PyTorch Implementation of FILM: Frame Interpolation for Large Motion

Primary LanguagePython

Pytorch Implementation of FILM: Frame Interpolation for Large Motion (from Google)

  • PyTorch Implementation of FILM: Frame Interpolation for Large Motion (https://film-net.github.io/)
  • Easy to use, read, debug than original TF code
  • It shows comparable performances as reported by original paper (PSNR ~ 34 on Vimeo90K)
  • Tensorboard logging for metrics(PSNR, SSIM), generated images (x0, prediction, ground truth, x1)


  • Python 3.11.0
  • Pytorch 1.13.1
  • CUDA 11.6


  • Option 1) Copy created conda environment
git clone https://github.com/google-research/frame-interpolation
cd frame-interpolation
conda env create -f film-pytorch.yaml
conda activate film-pytorch
  • Option 2) Install requirements yourself
git clone https://github.com/google-research/frame-interpolation
cd frame-interpolation
conda env create -n film-pytorch
conda activate film-pytorch
conda install -c conda-forge python
pip install torch==1.13.1+cu116 torchvision --extra-index-url https://download.pytorch.org/whl/cu116
pip install scipy torchmetrics tensorboardX opencv-python tqdm


  • It accepts Vimeo-like data directory for train, you need to pass argument for --train_data
└── datasets
      └── vimeo_triplet
          ├──  sequences
  • for training, you can specify train_data path, batch_size, epoch, resume(for loading checkpoint), exp_name
python train.py --train_data datasets/vimeo_triplet --exp_name 230115_exp1 --batch_size 8 --epoch 100 --resume 'path to checkpoint'


to be released very soon (in progress)

    1. One mid-frame interpolation

To generate an intermediate photo from the input near-duplicate photos, simply run:

python inference.py --frame1 data/one.png --frame2 data/two.png --model_path pretrained/film_style --output temp/output.png

This will produce the sub-frame at t=0.5 and save as 'photos/output_middle.png'.

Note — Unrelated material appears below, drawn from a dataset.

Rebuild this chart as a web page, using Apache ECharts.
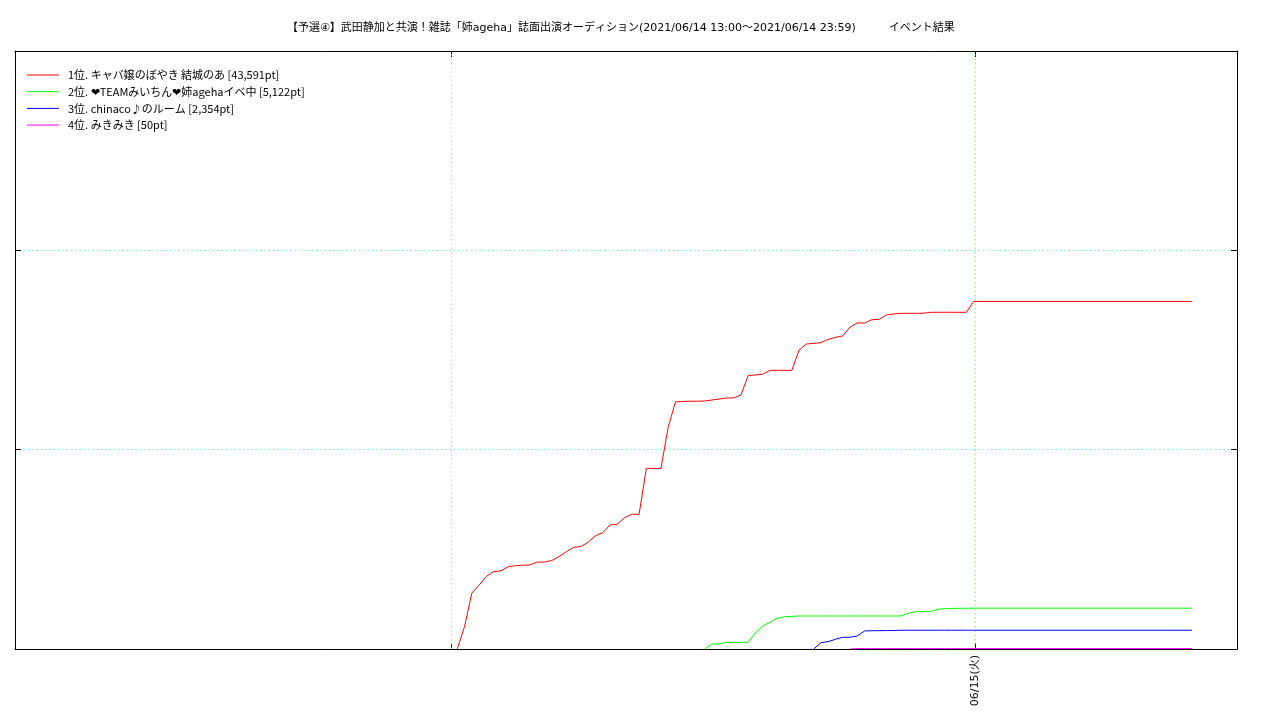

    1. Many in-between frames interpolation

It takes in a set of directories identified by a glob (--pattern). Each directory is expected to contain at least two input frames, with each contiguous frame pair treated as an input to generate in-between frames. Frames should be named such that when sorted (naturally) with natsort, their desired order is unchanged.

python inference.py --data "photos" --model_path pretrained/film_style --times_to_interpolate 3 --output_video

You will find the interpolated frames (including the input frames) in 'photos/interpolated_frames/', and the interpolated video at 'photos/interpolated.mp4'.